* Data shown *
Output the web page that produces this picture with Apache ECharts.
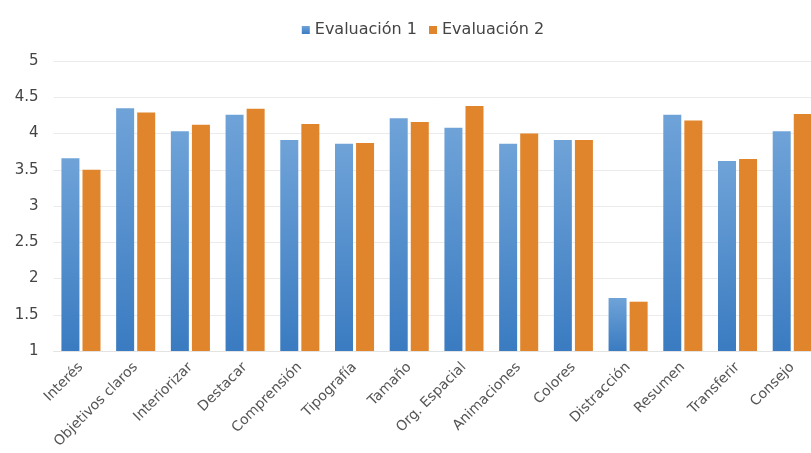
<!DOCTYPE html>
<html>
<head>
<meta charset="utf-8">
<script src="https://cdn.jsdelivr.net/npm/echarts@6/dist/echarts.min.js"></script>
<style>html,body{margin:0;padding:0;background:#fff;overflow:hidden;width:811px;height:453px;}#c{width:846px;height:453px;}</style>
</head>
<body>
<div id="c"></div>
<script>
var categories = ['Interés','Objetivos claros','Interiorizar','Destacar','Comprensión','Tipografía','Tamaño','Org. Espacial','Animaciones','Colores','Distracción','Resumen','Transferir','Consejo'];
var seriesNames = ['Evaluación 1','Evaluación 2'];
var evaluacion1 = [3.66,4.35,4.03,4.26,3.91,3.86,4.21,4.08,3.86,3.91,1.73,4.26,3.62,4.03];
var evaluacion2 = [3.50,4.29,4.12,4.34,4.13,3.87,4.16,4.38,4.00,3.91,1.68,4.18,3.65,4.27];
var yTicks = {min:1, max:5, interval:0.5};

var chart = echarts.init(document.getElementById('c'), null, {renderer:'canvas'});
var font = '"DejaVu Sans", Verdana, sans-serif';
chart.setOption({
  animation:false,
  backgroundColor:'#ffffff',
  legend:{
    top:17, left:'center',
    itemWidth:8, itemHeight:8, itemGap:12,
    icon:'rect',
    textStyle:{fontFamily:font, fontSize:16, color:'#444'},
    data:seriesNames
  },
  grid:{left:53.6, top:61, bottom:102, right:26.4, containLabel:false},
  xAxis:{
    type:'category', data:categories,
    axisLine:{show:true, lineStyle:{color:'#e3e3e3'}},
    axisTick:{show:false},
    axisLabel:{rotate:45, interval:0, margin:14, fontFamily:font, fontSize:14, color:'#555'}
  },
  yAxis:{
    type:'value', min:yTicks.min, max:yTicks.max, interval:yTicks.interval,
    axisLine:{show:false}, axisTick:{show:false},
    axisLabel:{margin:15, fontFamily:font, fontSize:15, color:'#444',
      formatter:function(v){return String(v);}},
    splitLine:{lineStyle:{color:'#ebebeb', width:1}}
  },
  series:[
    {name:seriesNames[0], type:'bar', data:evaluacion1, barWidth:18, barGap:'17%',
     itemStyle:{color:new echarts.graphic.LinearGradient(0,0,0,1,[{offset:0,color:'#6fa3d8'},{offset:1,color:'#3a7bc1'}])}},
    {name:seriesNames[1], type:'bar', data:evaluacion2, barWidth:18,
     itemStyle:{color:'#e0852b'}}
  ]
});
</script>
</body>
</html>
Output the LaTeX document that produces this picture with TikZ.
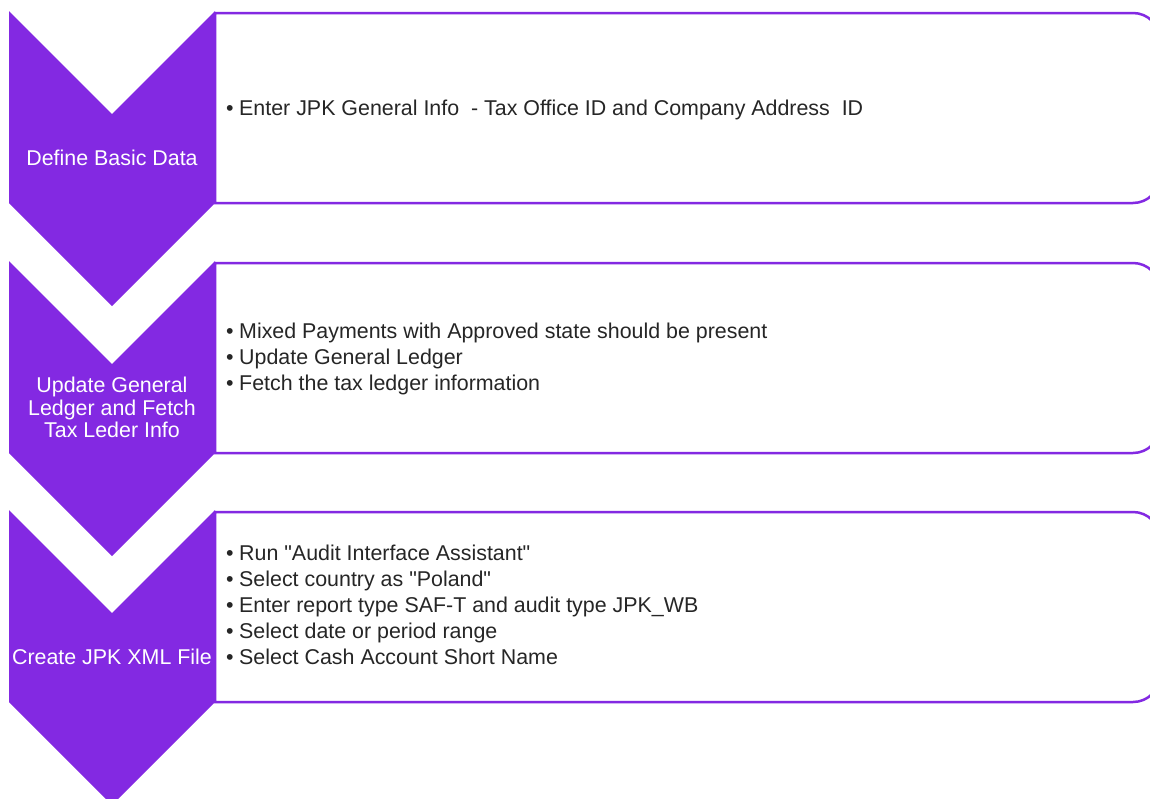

* What to work on *
Quote the records above in full, dropping each picture.

* Exercise response *
Output the web page that produces this picture with Apache ECharts.
<!DOCTYPE html>
<html>
<head>
<meta charset="utf-8">
<script src="https://cdn.jsdelivr.net/npm/echarts@6/dist/echarts.min.js"></script>
<style>html,body{margin:0;padding:0;background:#fff;overflow:hidden;width:811px;height:453px;}#c{width:846px;height:453px;}</style>
</head>
<body>
<div id="c"></div>
<script>
var categories = ['Interés','Objetivos claros','Interiorizar','Destacar','Comprensión','Tipografía','Tamaño','Org. Espacial','Animaciones','Colores','Distracción','Resumen','Transferir','Consejo'];
var seriesNames = ['Evaluación 1','Evaluación 2'];
var evaluacion1 = [3.66,4.35,4.03,4.26,3.91,3.86,4.21,4.08,3.86,3.91,1.73,4.26,3.62,4.03];
var evaluacion2 = [3.50,4.29,4.12,4.34,4.13,3.87,4.16,4.38,4.00,3.91,1.68,4.18,3.65,4.27];
var yTicks = {min:1, max:5, interval:0.5};

var chart = echarts.init(document.getElementById('c'), null, {renderer:'canvas'});
var font = '"DejaVu Sans", Verdana, sans-serif';
chart.setOption({
  animation:false,
  backgroundColor:'#ffffff',
  legend:{
    top:17, left:'center',
    itemWidth:8, itemHeight:8, itemGap:12,
    icon:'rect',
    textStyle:{fontFamily:font, fontSize:16, color:'#444'},
    data:seriesNames
  },
  grid:{left:53.6, top:61, bottom:102, right:26.4, containLabel:false},
  xAxis:{
    type:'category', data:categories,
    axisLine:{show:true, lineStyle:{color:'#e3e3e3'}},
    axisTick:{show:false},
    axisLabel:{rotate:45, interval:0, margin:14, fontFamily:font, fontSize:14, color:'#555'}
  },
  yAxis:{
    type:'value', min:yTicks.min, max:yTicks.max, interval:yTicks.interval,
    axisLine:{show:false}, axisTick:{show:false},
    axisLabel:{margin:15, fontFamily:font, fontSize:15, color:'#444',
      formatter:function(v){return String(v);}},
    splitLine:{lineStyle:{color:'#ebebeb', width:1}}
  },
  series:[
    {name:seriesNames[0], type:'bar', data:evaluacion1, barWidth:18, barGap:'17%',
     itemStyle:{color:new echarts.graphic.LinearGradient(0,0,0,1,[{offset:0,color:'#6fa3d8'},{offset:1,color:'#3a7bc1'}])}},
    {name:seriesNames[1], type:'bar', data:evaluacion2, barWidth:18,
     itemStyle:{color:'#e0852b'}}
  ]
});
</script>
</body>
</html>
Output the LaTeX document that produces this picture with TikZ.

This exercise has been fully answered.